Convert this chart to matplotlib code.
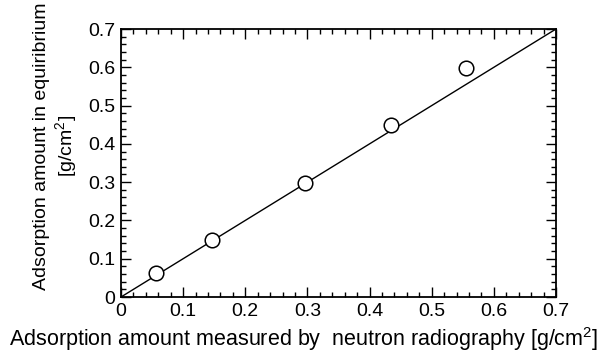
import numpy as np
import matplotlib.pyplot as plt
from matplotlib.ticker import MultipleLocator

plt.rcParams['font.family'] = ['Liberation Sans', 'DejaVu Sans']
plt.rcParams['mathtext.fontset'] = 'custom'
plt.rcParams['mathtext.rm'] = 'Liberation Sans'

# measured data
nr_amount = [0.057, 0.146, 0.296, 0.435, 0.555]
eq_amount = [0.062, 0.149, 0.297, 0.449, 0.597]

# y = x reference line
line_x = [0.0, 0.7]
line_y = [0.0, 0.7]

fig = plt.figure(figsize=(6.12, 3.57), dpi=100)
ax = fig.add_axes([121/612, 1 - 297/357, (556-121)/612, (297-29)/357])

ax.plot(line_x, line_y, color='black', lw=1.0)
ax.plot(nr_amount, eq_amount, 'o', ms=10.5, mfc='white', mec='black', mew=1.1, clip_on=False)

ax.set_xlim(0, 0.7)
ax.set_ylim(0, 0.7)
ax.xaxis.set_major_locator(MultipleLocator(0.1))
ax.xaxis.set_minor_locator(MultipleLocator(0.02))
ax.yaxis.set_major_locator(MultipleLocator(0.1))
ax.yaxis.set_minor_locator(MultipleLocator(0.02))
ticklabels = ['0', '0.1', '0.2', '0.3', '0.4', '0.5', '0.6', '0.7']
ax.set_xticks(np.arange(0, 0.71, 0.1))
ax.set_xticklabels(ticklabels)
ax.set_yticks(np.arange(0, 0.71, 0.1))
ax.set_yticklabels(ticklabels)

ax.tick_params(which='both', direction='in', top=True, right=True, labelsize=14, width=1.0, pad=4)
ax.tick_params(which='major', length=7)
ax.tick_params(which='minor', length=3.5)
for s in ax.spines.values():
    s.set_linewidth(1.3)

ax.set_xlabel('Adsorption amount measured by  neutron radiography [g/cm$^2$]', fontsize=15.5, labelpad=4)
ax.xaxis.label.set_x(0.421)
ax.set_ylabel('Adsorption amount in equiribrium\n[g/cm$^2$]', fontsize=14, labelpad=6, linespacing=1.15)
ax.yaxis.label.set_y(0.563)

fig.savefig('out.png', dpi=100)
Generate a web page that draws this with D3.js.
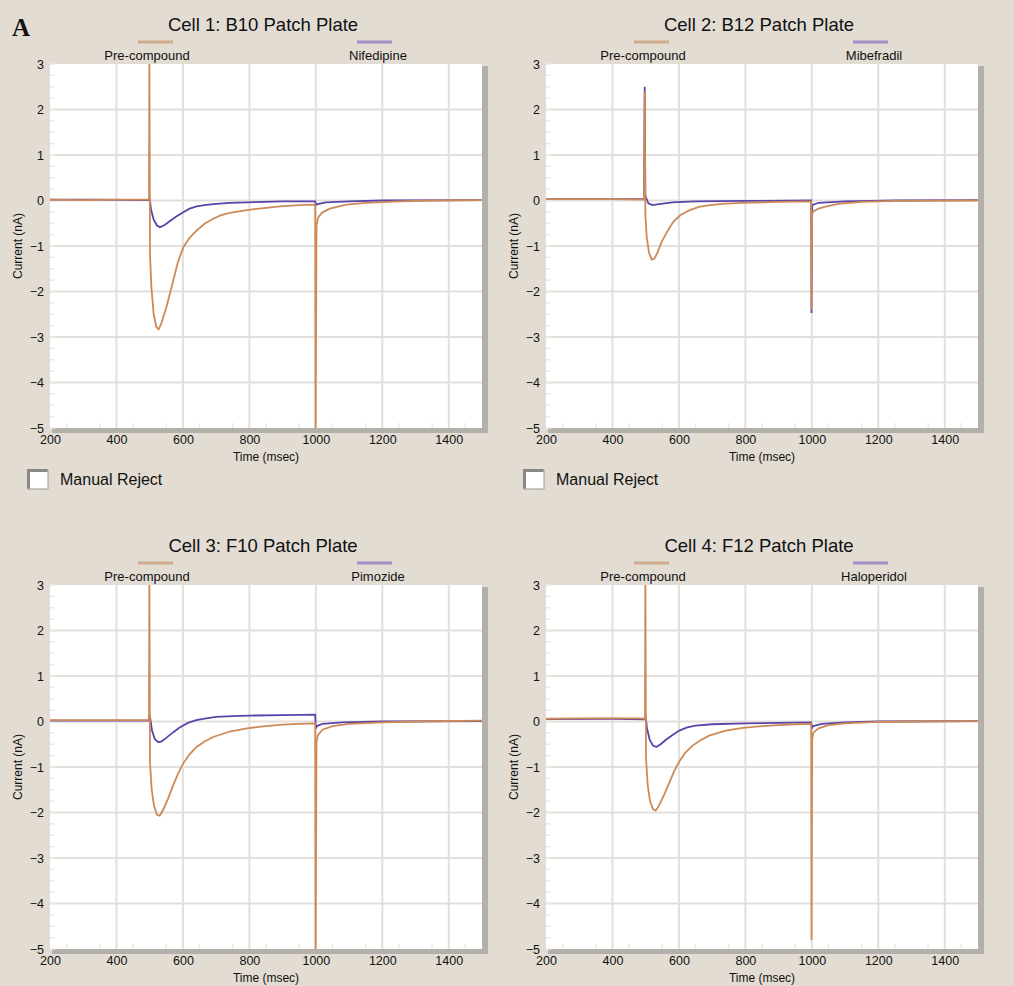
<!DOCTYPE html>
<html>
<head>
<meta charset="utf-8">
<script src="https://cdnjs.cloudflare.com/ajax/libs/d3/7.8.5/d3.min.js"></script>
<style>
  body { margin: 0; background: #e2dcd3; }
  svg { display: block; font-family: "Liberation Sans", Arial, Helvetica, sans-serif; }
</style>
</head>
<body>
<div id="chart"></div>
<script>
var svgWidth = 1014;
var svgHeight = 986;

// traces: [time (msec), current (nA)]
var cell1Pre = [[200,0.02],[300,0.01],[400,0.02],[498,0.02],[499,3.4],[501,-1.2],[505,-1.9],[512,-2.5],[520,-2.78],[527,-2.83],[535,-2.7],[550,-2.35],[571,-1.76],[585,-1.35],[601,-1.03],[620,-0.82],[641,-0.66],[665,-0.51],[691,-0.4],[715,-0.32],[741,-0.27],[792,-0.21],[850,-0.16],[892,-0.13],[950,-0.1],[998,-0.09],[999,-5.5],[1002,-0.55],[1007,-0.37],[1020,-0.26],[1042,-0.18],[1092,-0.09],[1150,-0.05],[1250,-0.02],[1350,0],[1500,0.01]];
var cell1Drug = [[200,0.02],[350,0.02],[498,0.01],[500,0.05],[504,-0.2],[512,-0.42],[522,-0.55],[531,-0.59],[545,-0.54],[561,-0.45],[580,-0.35],[601,-0.26],[620,-0.18],[641,-0.13],[665,-0.1],[691,-0.08],[740,-0.05],[792,-0.04],[900,-0.02],[998,-0.02],[1000,-0.1],[1005,-0.08],[1030,-0.04],[1100,-0.02],[1200,0],[1500,0.01]];

var cell2Pre = [[200,0.03],[400,0.03],[495,0.02],[497,2.4],[499,-0.3],[503,-0.8],[510,-1.15],[518,-1.3],[526,-1.28],[535,-1.15],[548,-0.91],[565,-0.68],[583,-0.47],[605,-0.32],[633,-0.21],[660,-0.14],[693,-0.1],[740,-0.07],[793,-0.05],[900,-0.03],[998,-0.02],[999,-2.4],[1001,-0.3],[1004,-0.24],[1020,-0.18],[1044,-0.13],[1084,-0.07],[1150,-0.03],[1250,-0.01],[1500,0]];
var cell2Drug = [[200,0.03],[400,0.03],[495,0.03],[497,2.5],[499,0.1],[502,0.05],[508,-0.06],[520,-0.1],[540,-0.08],[580,-0.04],[650,-0.02],[800,-0.01],[998,0],[999,-2.47],[1001,-0.1],[1020,-0.05],[1100,-0.02],[1250,0],[1500,0.01]];

var cell3Pre = [[200,0.03],[400,0.03],[498,0.03],[499,3.4],[501,-0.9],[506,-1.5],[513,-1.85],[522,-2.05],[530,-2.07],[540,-1.95],[555,-1.7],[571,-1.4],[585,-1.15],[601,-0.92],[620,-0.72],[641,-0.56],[665,-0.44],[691,-0.34],[741,-0.22],[792,-0.15],[850,-0.1],[900,-0.07],[950,-0.05],[998,-0.04],[999,-5.5],[1002,-0.45],[1006,-0.3],[1020,-0.18],[1050,-0.1],[1100,-0.05],[1200,-0.02],[1300,0],[1500,0.02]];
var cell3Drug = [[200,0.02],[400,0.02],[497,0.02],[499,0.15],[502,0.05],[507,-0.2],[515,-0.38],[525,-0.45],[535,-0.44],[550,-0.36],[570,-0.24],[590,-0.13],[615,-0.03],[640,0.03],[670,0.07],[700,0.1],[750,0.12],[800,0.13],[900,0.14],[998,0.15],[1000,-0.15],[1003,-0.1],[1020,-0.05],[1080,-0.02],[1200,0],[1500,0.01]];

var cell4Pre = [[200,0.06],[300,0.07],[400,0.07],[480,0.07],[498,0.06],[499,3.4],[501,-0.8],[506,-1.4],[513,-1.75],[522,-1.93],[530,-1.96],[540,-1.85],[555,-1.62],[571,-1.35],[585,-1.1],[601,-0.88],[620,-0.68],[641,-0.53],[665,-0.41],[691,-0.31],[741,-0.2],[792,-0.14],[850,-0.1],[900,-0.08],[950,-0.06],[998,-0.05],[999,-4.8],[1001,-0.4],[1004,-0.25],[1020,-0.15],[1050,-0.08],[1100,-0.04],[1200,-0.01],[1300,0],[1500,0.01]];
var cell4Drug = [[200,0.05],[400,0.06],[498,0.05],[500,0.1],[504,-0.15],[512,-0.4],[522,-0.53],[532,-0.56],[545,-0.5],[561,-0.4],[580,-0.3],[601,-0.2],[625,-0.13],[650,-0.09],[700,-0.06],[800,-0.04],[900,-0.03],[998,-0.02],[1000,-0.15],[1004,-0.1],[1030,-0.05],[1100,-0.02],[1200,0],[1500,0.01]];

var cellTitles = ["Cell 1: B10 Patch Plate", "Cell 2: B12 Patch Plate", "Cell 3: F10 Patch Plate", "Cell 4: F12 Patch Plate"];
var drugNames = ["Nifedipine", "Mibefradil", "Pimozide", "Haloperidol"];
var preTraces = [cell1Pre, cell2Pre, cell3Pre, cell4Pre];
var drugTraces = [cell1Drug, cell2Drug, cell3Drug, cell4Drug];

var xTicks = [200, 400, 600, 800, 1000, 1200, 1400];
var yTicks = [-5, -4, -3, -2, -1, 0, 1, 2, 3];
var xGrid = [400, 600, 800, 1000, 1200, 1400];

var preColor = "#cd8a57";
var drugColor = "#5a43aa";

var svg = d3.select("#chart")
  .append("svg")
  .attr("width", svgWidth)
  .attr("height", svgHeight);

svg.append("rect")
  .attr("width", svgWidth)
  .attr("height", svgHeight)
  .attr("fill", "#e2dcd3");

// panel letter
svg.append("text")
  .attr("x", 12)
  .attr("y", 36)
  .attr("font-family", "'Liberation Serif', 'Times New Roman', serif")
  .attr("font-weight", "bold")
  .attr("font-size", "25px")
  .attr("fill", "#111")
  .text("A");

var offsets = [[0, 0], [496, 0], [0, 521], [496, 521]];

cellTitles.forEach(function(title, i) {
  var ox = offsets[i][0];
  var oy = offsets[i][1];
  var g = svg.append("g").attr("transform", `translate(${ox}, ${oy})`);

  var x = d3.scaleLinear().domain([200, 1500]).range([50, 482]);
  var y = d3.scaleLinear().domain([-5, 3]).range([428, 64]);

  // title
  g.append("text")
    .attr("x", 263)
    .attr("y", 31)
    .attr("text-anchor", "middle")
    .attr("font-size", "18.5px")
    .attr("fill", "#111")
    .text(title);

  // legend
  g.append("line").attr("x1", 138).attr("x2", 173).attr("y1", 42).attr("y2", 42)
    .attr("stroke", "#d1ab8d").attr("stroke-width", 3);
  g.append("line").attr("x1", 357).attr("x2", 392).attr("y1", 42).attr("y2", 42)
    .attr("stroke", "#9f90c6").attr("stroke-width", 3);
  g.append("text").attr("x", 147).attr("y", 60).attr("text-anchor", "middle")
    .attr("font-size", "13px").attr("fill", "#111").text("Pre-compound");
  g.append("text").attr("x", 378).attr("y", 60).attr("text-anchor", "middle")
    .attr("font-size", "13px").attr("fill", "#111").text(drugNames[i]);

  // plot frame with shadow
  g.append("rect")
    .attr("x", 52).attr("y", 66)
    .attr("width", 482 - 50 + 4).attr("height", 428 - 64 + 3)
    .attr("fill", "#b3afaa");
  g.append("rect")
    .attr("x", 50).attr("y", 64)
    .attr("width", 482 - 50).attr("height", 428 - 64)
    .attr("fill", "#ffffff");

  // grid
  g.selectAll(".vgrid")
    .data(xGrid)
    .enter()
    .append("line")
    .attr("x1", d => x(d)).attr("x2", d => x(d))
    .attr("y1", 64).attr("y2", 428)
    .attr("stroke", "#e3dfdb")
    .attr("stroke-width", 2);

  g.selectAll(".hgrid")
    .data(yTicks.filter(d => d > -5 && d < 3))
    .enter()
    .append("line")
    .attr("x1", 50).attr("x2", 482)
    .attr("y1", d => y(d)).attr("y2", d => y(d))
    .attr("stroke", "#e3dfdb")
    .attr("stroke-width", 2);

  // minor ticks
  g.selectAll(".ytick")
    .data(d3.range(-5, 3.01, 0.25))
    .enter()
    .append("line")
    .attr("x1", 50).attr("x2", 55)
    .attr("y1", d => y(d)).attr("y2", d => y(d))
    .attr("stroke", "#eceae7").attr("stroke-width", 1.5);
  g.selectAll(".xtick")
    .data(d3.range(250, 1500, 100))
    .enter()
    .append("line")
    .attr("x1", d => x(d)).attr("x2", d => x(d))
    .attr("y1", 428).attr("y2", 423)
    .attr("stroke", "#eceae7").attr("stroke-width", 1.5);

  // axes
  var leftAxis = d3.axisLeft(y).tickValues(yTicks).tickFormat(d3.format("d")).tickSize(0).tickPadding(5);
  var bottomAxis = d3.axisBottom(x).tickValues(xTicks).tickFormat(d3.format("d")).tickSize(0).tickPadding(9);

  var yAxis = g.append("g").attr("transform", "translate(49, 0)").call(leftAxis);
  var xAxis = g.append("g").attr("transform", "translate(0, 428)").call(bottomAxis);
  [yAxis, xAxis].forEach(function(a) {
    a.select(".domain").remove();
    a.selectAll("text")
      .attr("font-family", "'Liberation Sans', Arial, sans-serif")
      .attr("font-size", "12.5px")
      .attr("fill", "#111");
  });
  yAxis.selectAll("text").attr("dy", "0.35em");
  xAxis.selectAll("text").attr("dy", "0.55em");

  g.append("text")
    .attr("x", 266)
    .attr("y", 461)
    .attr("text-anchor", "middle")
    .attr("font-size", "12px")
    .attr("fill", "#111")
    .text("Time (msec)");

  g.append("text")
    .attr("transform", "rotate(-90)")
    .attr("x", -246)
    .attr("y", 22)
    .attr("text-anchor", "middle")
    .attr("font-size", "12px")
    .attr("fill", "#111")
    .text("Current (nA)");

  // traces
  g.append("clipPath")
    .attr("id", "clip" + i)
    .append("rect")
    .attr("x", 50).attr("y", 64)
    .attr("width", 432).attr("height", 364);

  var line = d3.line()
    .x(d => x(d[0]))
    .y(d => y(d[1]));

  var traces = g.append("g").attr("clip-path", `url(#clip${i})`);
  traces.append("path")
    .datum(drugTraces[i])
    .attr("d", line)
    .attr("fill", "none")
    .attr("stroke", drugColor)
    .attr("stroke-width", 1.8);
  traces.append("path")
    .datum(preTraces[i])
    .attr("d", line)
    .attr("fill", "none")
    .attr("stroke", preColor)
    .attr("stroke-width", 1.8);

  // manual reject checkbox (top row only)
  if (i < 2) {
    g.append("rect")
      .attr("x", 28).attr("y", 470)
      .attr("width", 20).attr("height", 19)
      .attr("fill", "#ffffff")
      .attr("stroke", "#9a9894")
      .attr("stroke-width", 1);
    g.append("path")
      .attr("d", "M28.5,488.5 V470.5 H47.5")
      .attr("fill", "none")
      .attr("stroke", "#8a8884")
      .attr("stroke-width", 3);
    g.append("text")
      .attr("x", 60)
      .attr("y", 485)
      .attr("font-size", "16px")
      .attr("fill", "#111")
      .text("Manual Reject");
  }
});
</script>
</body>
</html>
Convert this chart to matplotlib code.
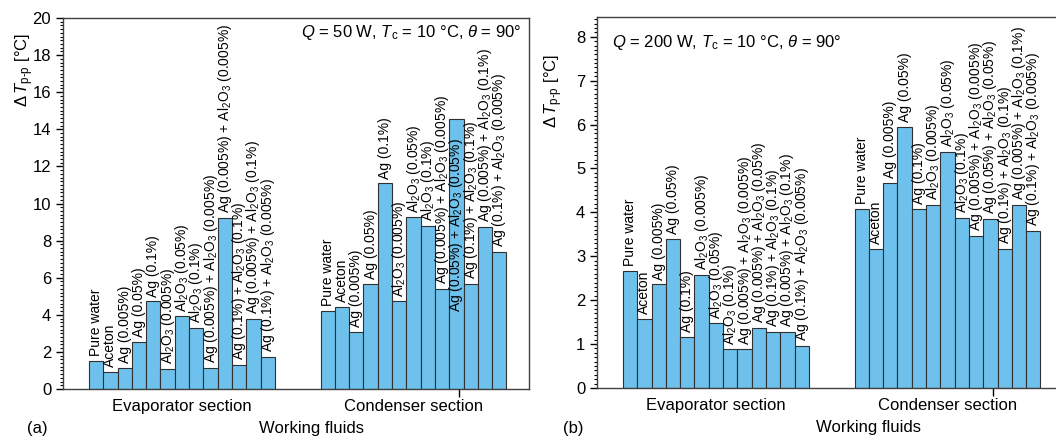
"""Peak-to-peak temperature difference of the working fluids (Q = 50 W and 200 W)."""
import matplotlib.pyplot as plt

plt.rcParams["font.family"] = ["Liberation Sans", "DejaVu Sans"]
plt.rcParams["mathtext.fontset"] = "custom"
plt.rcParams["mathtext.rm"] = "Liberation Sans"
plt.rcParams["mathtext.it"] = "Liberation Sans:italic"
plt.rcParams["mathtext.bf"] = "Liberation Sans:bold"

AL = r"Al$_2$O$_3$"
fluids = [
    "Pure water",
    "Aceton",
    "Ag (0.005%)",
    "Ag (0.05%)",
    "Ag (0.1%)",
    f"{AL} (0.005%)",
    f"{AL} (0.05%)",
    f"{AL} (0.1%)",
    f"Ag (0.005%) + {AL} (0.005%)",
    f"Ag (0.05%) + {AL} (0.05%)",
    f"Ag (0.1%) + {AL} (0.1%)",
    f"Ag (0.005%) + {AL} (0.1%)",
    f"Ag (0.1%) + {AL} (0.005%)",
]
# the 10th label is printed differently in the two evaporator groups
fluids_evap_a = fluids[:9] + [f"Ag (0.005%) + {AL} (0.005%)"] + fluids[10:]
fluids_evap_b = fluids[:9] + [f"Ag (0.005%) + {AL} (0.05%)"] + fluids[10:]

sections = ["Evaporator section", "Condenser section"]

# panel (a): Q = 50 W
evap_50 = [1.52, 0.92, 1.13, 2.53, 4.72, 1.08, 3.91, 3.27, 1.13, 9.23, 1.31, 3.77, 1.72]
cond_50 = [4.22, 4.43, 3.09, 5.67, 11.08, 4.72, 9.25, 8.78, 5.40, 14.56, 5.66, 8.74, 7.40]

# panel (b): Q = 200 W
evap_200 = [2.66, 1.57, 2.36, 3.39, 1.17, 2.58, 1.47, 0.88, 0.88, 1.36, 1.28, 1.28, 0.96]
cond_200 = [4.08, 3.17, 4.67, 5.95, 4.08, 4.16, 5.38, 3.87, 3.47, 3.85, 3.17, 4.16, 3.57]

BAR_COLOR = "#6EC1EC"
EDGE_COLOR = "#303030"
GROUP_OFFSET = 16.2
XLIM = (-2.32, 30.28)


def draw_panel(ax, groups, ylim, major, minor, title, title_pos, title_ha):
    fig = ax.figure
    label_artists = []
    for offset, (values, labels) in zip((0.0, GROUP_OFFSET), groups):
        xs = [offset + i for i in range(len(values))]
        ax.bar(xs, values, width=1.0, color=BAR_COLOR, edgecolor=EDGE_COLOR,
               linewidth=0.8, zorder=2)
        for x, v, lab in zip(xs, values, labels):
            t = ax.annotate(lab, (x, v), xytext=(0, 3.5), textcoords="offset points",
                            rotation=90, ha="center", va="bottom", fontsize=10,
                            zorder=3)
            label_artists.append((t, x, v))

    ax.set_xlim(*XLIM)
    ax.set_ylim(*ylim)

    # labels that would run out of the axes are put inside their bar
    fig.canvas.draw()
    renderer = fig.canvas.get_renderer()
    top_px = ax.get_window_extent(renderer).y1
    for t, x, v in label_artists:
        if t.get_window_extent(renderer).y1 > top_px:
            t.set_va("top")
            t.set_position((0, -14))

    ax.set_yticks(range(0, int(ylim[1]) + 1, major))
    ax.yaxis.set_minor_locator(plt.MultipleLocator(minor))
    ax.tick_params(axis="y", which="major", length=5, width=1, labelsize=12, direction="out")
    ax.tick_params(axis="y", which="minor", length=2.5, width=0.8, direction="out")

    centers = [6.0, GROUP_OFFSET + 6.0]
    ax.set_xticks(centers, sections)
    ax.set_xticks([GROUP_OFFSET + 9.2], minor=True)
    ax.tick_params(axis="x", which="major", length=0, pad=7, labelsize=12)
    ax.tick_params(axis="x", which="minor", length=6, width=1, direction="out")

    for spine in ax.spines.values():
        spine.set_linewidth(1.0)
        spine.set_color("#404040")

    ax.text(title_pos[0], title_pos[1], title, transform=ax.transAxes,
            ha=title_ha, va="baseline", fontsize=12)


fig = plt.figure(figsize=(10.56, 4.41), dpi=100)
ax_a = fig.add_axes([63 / 1056, 52 / 441, 466 / 1056, 371 / 441])
ax_b = fig.add_axes([597 / 1056, 53 / 441, 466 / 1056, 371 / 441])

draw_panel(ax_a, [(evap_50, fluids_evap_a), (cond_50, fluids)], (0, 20), 2, 0.2,
           r"$Q$ = 50 W, $T_\mathrm{c}$ = 10 °C, $\theta$ = 90°", (0.983, 0.949), "right")
draw_panel(ax_b, [(evap_200, fluids_evap_b), (cond_200, fluids)], (0, 8.45), 1, 0.1,
           r"$Q$ = 200 W, $T_\mathrm{c}$ = 10 °C, $\theta$ = 90°", (0.032, 0.919), "left")

ylabel = r"$\Delta\,T_{\mathrm{p}\text{-}\mathrm{p}}$ [°C]"
ax_a.set_ylabel(ylabel, fontsize=12)
ax_a.yaxis.set_label_coords(-0.058, 0.86)
ax_b.set_ylabel(ylabel, fontsize=12)
ax_b.yaxis.set_label_coords(-0.068, 0.80)

ax_a.set_xlabel("Working fluids", fontsize=12)
ax_a.xaxis.set_label_coords(0.534, -0.085)
ax_b.set_xlabel("Working fluids", fontsize=12)
ax_b.xaxis.set_label_coords(0.582, -0.085)

fig.text(37 / 1056, 1 - 428 / 441, "(a)", ha="center", va="center", fontsize=12)
fig.text(573 / 1056, 1 - 428 / 441, "(b)", ha="center", va="center", fontsize=12)

fig.savefig("out.png", dpi=100)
• • • • • • •
EXERCISE PROMPT:
Leave out the pictures and repeat the lines from the start of the material through the line with "ax.set_yticklabels(ticklabels)", inclusive.

FINAL RESULT:
Convert this chart to matplotlib code.
import numpy as np
import matplotlib.pyplot as plt
from matplotlib.ticker import MultipleLocator

plt.rcParams['font.family'] = ['Liberation Sans', 'DejaVu Sans']
plt.rcParams['mathtext.fontset'] = 'custom'
plt.rcParams['mathtext.rm'] = 'Liberation Sans'

# measured data
nr_amount = [0.057, 0.146, 0.296, 0.435, 0.555]
eq_amount = [0.062, 0.149, 0.297, 0.449, 0.597]

# y = x reference line
line_x = [0.0, 0.7]
line_y = [0.0, 0.7]

fig = plt.figure(figsize=(6.12, 3.57), dpi=100)
ax = fig.add_axes([121/612, 1 - 297/357, (556-121)/612, (297-29)/357])

ax.plot(line_x, line_y, color='black', lw=1.0)
ax.plot(nr_amount, eq_amount, 'o', ms=10.5, mfc='white', mec='black', mew=1.1, clip_on=False)

ax.set_xlim(0, 0.7)
ax.set_ylim(0, 0.7)
ax.xaxis.set_major_locator(MultipleLocator(0.1))
ax.xaxis.set_minor_locator(MultipleLocator(0.02))
ax.yaxis.set_major_locator(MultipleLocator(0.1))
ax.yaxis.set_minor_locator(MultipleLocator(0.02))
ticklabels = ['0', '0.1', '0.2', '0.3', '0.4', '0.5', '0.6', '0.7']
ax.set_xticks(np.arange(0, 0.71, 0.1))
ax.set_xticklabels(ticklabels)
ax.set_yticks(np.arange(0, 0.71, 0.1))
ax.set_yticklabels(ticklabels)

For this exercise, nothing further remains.